Posts Tagged ‘art’

3rd May
2010
written by

Carolina G. Flores in her Blue Star Art Complex studio. Photo by: Anisa Onofre.

Artist Carolina G. Flores recently teamed up with Gemini Ink’s Writers in Communities (WIC), to create broadsides inspired by poetry written by 7th and 8th grade students from Edward H. White Middle School.  The “My Part of Town” project was funded by Rackspace, and gave students the opportunity to compose poems that depict their neighborhood.  Although Flores did not work directly with the students, she has taken their poems and given them life through her bold water color illustrations.

“How I paint is more joy than anything,” Flores said. “The joy of just being alive, celebrating my family history, the beauty of the flowers … I think what my paintings do, is, make people very happy.”

Her vibrant pieces of work done in watercolor, oils, silks and ceramic are displayed at the Carolina G. Flores Studio, located in the Blue Star Art Complex.

Flores credits her middle school teacher, Ms.
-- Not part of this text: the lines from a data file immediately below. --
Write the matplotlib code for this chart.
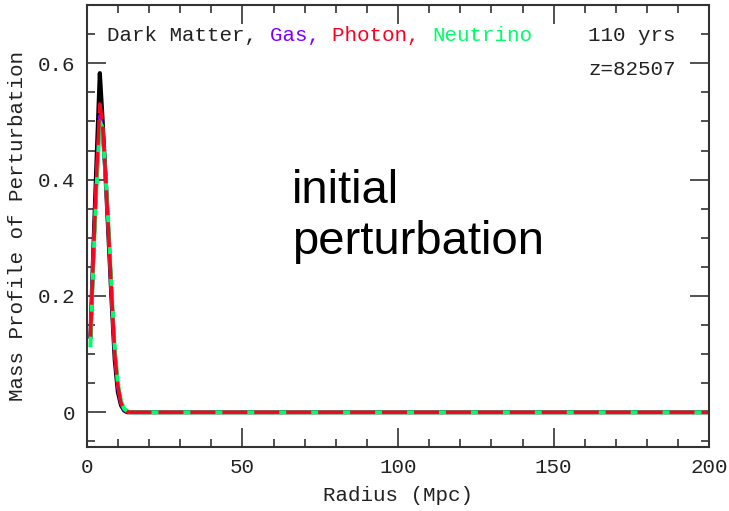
import matplotlib
matplotlib.use("Agg")
import matplotlib.pyplot as plt

# radius (Mpc) and mass profile of the perturbation
radius = [1.2, 2, 3, 4.2, 5, 6, 7, 8, 9, 10, 11, 12, 13, 14, 200]
dark_matter = [0.13, 0.26, 0.41, 0.583, 0.51, 0.41, 0.30, 0.19, 0.09, 0.035, 0.012, 0.003, 0.0, 0.0, 0.0]
gas = [0.13, 0.25, 0.38, 0.51, 0.49, 0.41, 0.31, 0.20, 0.10, 0.042, 0.015, 0.004, 0.001, 0.0, 0.0]
photon = [0.13, 0.25, 0.39, 0.53, 0.50, 0.41, 0.31, 0.20, 0.10, 0.045, 0.016, 0.005, 0.001, 0.0, 0.0]
neutrino = [0.115, 0.24, 0.37, 0.50, 0.49, 0.41, 0.32, 0.21, 0.11, 0.05, 0.02, 0.006, 0.002, 0.0, 0.0]

xticks = [0, 50, 100, 150, 200]
yticks = [0, 0.2, 0.4, 0.6]
ytick_labels = ["0", "0.2", "0.4", "0.6"]

c_gas = "#7f00ff"
c_photon = "#ff0022"
c_neutrino = "#00ff66"
mono = "Liberation Mono"
fs = 15

fig = plt.figure(figsize=(7.29, 5.11), dpi=100)
ax = fig.add_axes([0.119, 0.125, 0.854, 0.865])

ax.plot(radius, dark_matter, color="black", lw=3)
ax.plot(radius, gas, color=c_gas, lw=2.5)
ax.plot(radius, neutrino, color=c_neutrino, lw=2.8)
ax.plot(radius, photon, color=c_photon, lw=2.5, dashes=(7.2, 2))

ax.set_xlim(0, 200)
ax.set_ylim(-0.06, 0.70)
ax.set_xticks(xticks)
ax.set_xticklabels([str(t) for t in xticks])
ax.set_yticks(yticks)
ax.set_yticklabels(ytick_labels)
ax.set_xticks(range(0, 201, 10), minor=True)
ax.set_yticks([i * 0.05 for i in range(-1, 14)], minor=True)
ax.tick_params(which="both", direction="in", top=True, right=True, color="#333333", width=1.2)
ax.tick_params(which="major", length=14, labelsize=fs, pad=8, labelcolor="#222222")
ax.tick_params(which="minor", length=6)
for lab in ax.get_xticklabels() + ax.get_yticklabels():
    lab.set_family(mono)
for s in ax.spines.values():
    s.set_color("#333333")
    s.set_linewidth(1.5)

ax.set_xlabel("Radius (Mpc)", family=mono, fontsize=fs, labelpad=6, color="#222222")
ax.set_ylabel("Mass Profile of Perturbation", family=mono, fontsize=fs, labelpad=8, color="#222222")

# coloured legend line, pieces chained one after the other
t = ax.text(0.033, 0.918, "Dark Matter, ", transform=ax.transAxes, family=mono,
            fontsize=fs, color="#222222", va="baseline")
for word, col in [("Gas, ", c_gas), ("Photon, ", c_photon), ("Neutrino", c_neutrino)]:
    t = ax.annotate(word, xy=(1, 0), xycoords=t, family=mono, fontsize=fs,
                    color=col, va="bottom")

ax.text(0.946, 0.918, "110 yrs", transform=ax.transAxes, family=mono,
        fontsize=fs, color="#222222", ha="right", va="baseline")
ax.text(0.946, 0.842, "z=82507", transform=ax.transAxes, family=mono,
        fontsize=fs, color="#222222", ha="right", va="baseline")

ax.text(66, 0.418, "initial\nperturbation", family="Liberation Sans", fontsize=34,
        color="black", va="top", ha="left", linespacing=1.2)

fig.savefig("out.png", dpi=100)
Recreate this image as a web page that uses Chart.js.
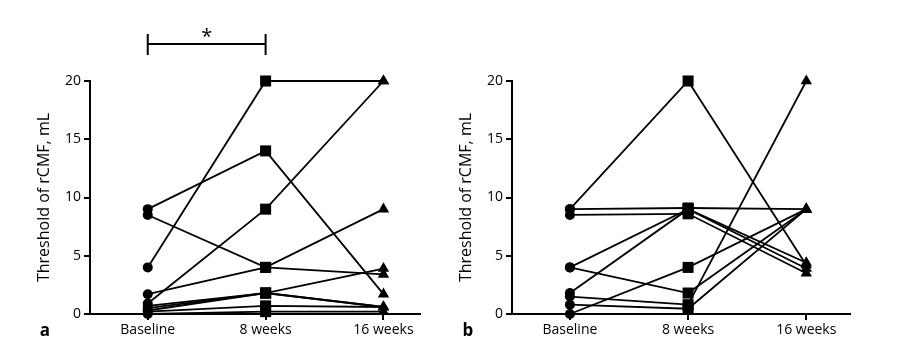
<!DOCTYPE html>
<html>
<head>
<meta charset="utf-8">
<script src="https://cdn.jsdelivr.net/npm/chart.js@4.4.0/dist/chart.umd.min.js"></script>
<style>
    body { margin: 0; background: #fff; }
    #contenedor { position: relative; width: 899px; height: 361px; }
    .panel { position: absolute; top: 0; height: 361px; }
</style>
</head>
<body>
<div id="contenedor">
    <div class="panel" style="left:0; width:450px;"><canvas id="graficoA"></canvas></div>
    <div class="panel" style="left:450px; width:449px;"><canvas id="graficoB"></canvas></div>
</div>
<script>
var semanas = ['Baseline', '8 weeks', '16 weeks'];
var ticksY = [0, 5, 10, 15, 20];

// panel a: un valor por paciente en cada momento
var baselineA = [4, 9, 8.5, 1.7, 0.9, 0.7, 0.5, 0.3, 0.2, 0];
var semana8A = [20, 14, 4, 4, 9, 1.8, 1.8, 1.8, 0.7, 0.2];
var semana16A = [20, 1.7, 3.4, 9, 20, 3.9, 0.6, 0.6, 0.6, 0.2];

// panel b
var baselineB = [9, 9, 8.5, 4, 1.8, 4, 1.5, 0.8, 0];
var semana8B = [20, 9.1, 8.6, 9, 9, 1.8, 0.8, 0.45, 4];
var semana16B = [4.2, 9, 3.5, 3.9, 4.4, 9, 20, 9, 9];

var marcadores = ['circle', 'rect', 'triangle'];
var radios = [5, 7.8, 6.6];

var fuente = '"Open Sans", "DejaVu Sans", sans-serif';

function armarDatasets(b, s8, s16) {
    var datasets = [];
    for (var i = 0; i < b.length; i++) {
        datasets.push({
            data: [{x: 0, y: b[i]}, {x: 1, y: s8[i]}, {x: 2, y: s16[i]}],
            borderColor: '#000',
            borderWidth: 1.8,
            pointStyle: marcadores,
            pointRadius: radios,
            pointBackgroundColor: '#000',
            pointBorderColor: '#000',
            pointBorderWidth: 0,
            clip: false
        });
    }
    return datasets;
}

// corchete, asterisco y letra del panel
var marcasPlugin = {
    id: 'marcas',
    afterDraw: function (chart, args, opts) {
        var ctx = chart.ctx;
        ctx.save();
        ctx.fillStyle = '#000';
        ctx.strokeStyle = '#000';
        if (opts.corchete) {
            var x0 = chart.scales.x.getPixelForValue(0);
            var x1 = chart.scales.x.getPixelForValue(1);
            ctx.lineWidth = 2;
            ctx.beginPath();
            ctx.moveTo(x0, 44); ctx.lineTo(x1, 44);
            ctx.moveTo(x0, 34); ctx.lineTo(x0, 55);
            ctx.moveTo(x1, 34); ctx.lineTo(x1, 55);
            ctx.stroke();
            ctx.font = '20px ' + fuente;
            ctx.textAlign = 'center';
            ctx.fillText('*', (x0 + x1) / 2, 43);
        }
        ctx.font = 'bold 17px ' + fuente;
        ctx.textAlign = 'center';
        ctx.fillText(opts.letra, opts.letraX, 336);
        ctx.restore();
    }
};

function opcionesPanel(anchoY, tituloPad, padDerecha, maxX, letra, letraX, corchete) {
    return {
        responsive: false,
        animation: false,
        layout: {padding: {top: 81, right: padDerecha, left: 0, bottom: 0}},
        plugins: {
            legend: {display: false},
            tooltip: {enabled: false},
            marcas: {letra: letra, letraX: letraX, corchete: corchete}
        },
        scales: {
            x: {
                type: 'linear',
                min: -0.49,
                max: maxX,
                afterBuildTicks: function (axis) {
                    axis.ticks = [{value: 0}, {value: 1}, {value: 2}];
                },
                afterFit: function (scale) { scale.height = 47; },
                ticks: {
                    callback: function (v) { return semanas[v]; },
                    color: '#000',
                    font: {family: fuente, size: 14},
                    padding: 2,
                    maxRotation: 0,
                    autoSkip: false
                },
                grid: {drawOnChartArea: false, drawTicks: true, tickLength: 6, color: '#000', lineWidth: 2},
                border: {color: '#000', width: 2}
            },
            y: {
                min: 0,
                max: 20,
                afterBuildTicks: function (axis) {
                    axis.ticks = ticksY.map(function (v) { return {value: v}; });
                },
                afterFit: function (scale) { scale.width = anchoY; },
                ticks: {
                    color: '#000',
                    font: {family: fuente, size: 14},
                    padding: 3
                },
                title: {
                    display: true,
                    text: 'Threshold of rCMF, mL',
                    color: '#000',
                    font: {family: fuente, size: 16},
                    padding: {top: tituloPad, bottom: 0}
                },
                grid: {drawOnChartArea: false, drawTicks: true, tickLength: 6, color: '#000', lineWidth: 2},
                border: {color: '#000', width: 2}
            }
        }
    };
}

var canvasA = document.getElementById('graficoA');
canvasA.width = 450; canvasA.height = 361;
new Chart(canvasA, {
    type: 'line',
    data: {datasets: armarDatasets(baselineA, semana8A, semana16A)},
    options: opcionesPanel(90, 35, 30, 2.31, 'a', 45, true),
    plugins: [marcasPlugin]
});

var canvasB = document.getElementById('graficoB');
canvasB.width = 449; canvasB.height = 361;
new Chart(canvasB, {
    type: 'line',
    data: {datasets: armarDatasets(baselineB, semana8B, semana16B)},
    options: opcionesPanel(62, 7, 49, 2.37, 'b', 18, false),
    plugins: [marcasPlugin]
});
</script>
</body>
</html>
Brown as the person that introduced her to art.

“She was very, very much involved with my talent and I didn’t realize it was worth much, but she took so much interest in me,” Flores said.

It is no wonder that Flores’s dedication to community-based work and teaching has always been a part of her life.  In fall of 2009, her first venture with WIC was a ceramics project with students from East Central Independent School District.

Flores is currently a part-time art teacher at The Winston School, a school for children with learning disabilities.

“I’ve realized that if I don’t teach, I miss it,” Flores said.  “I miss communicating with young people and sharing what I know.”

Flores still makes time to paint for herself.  As part of collaboration with two other artists named Carolina, 25 of Flores’s paintings were exhibited at the Centro Cultural Aztlan show, Carolina por Tres.

“I’m at a point where I want to do as many paintings and say as many things as I want to say with my canvasses,” Flores said.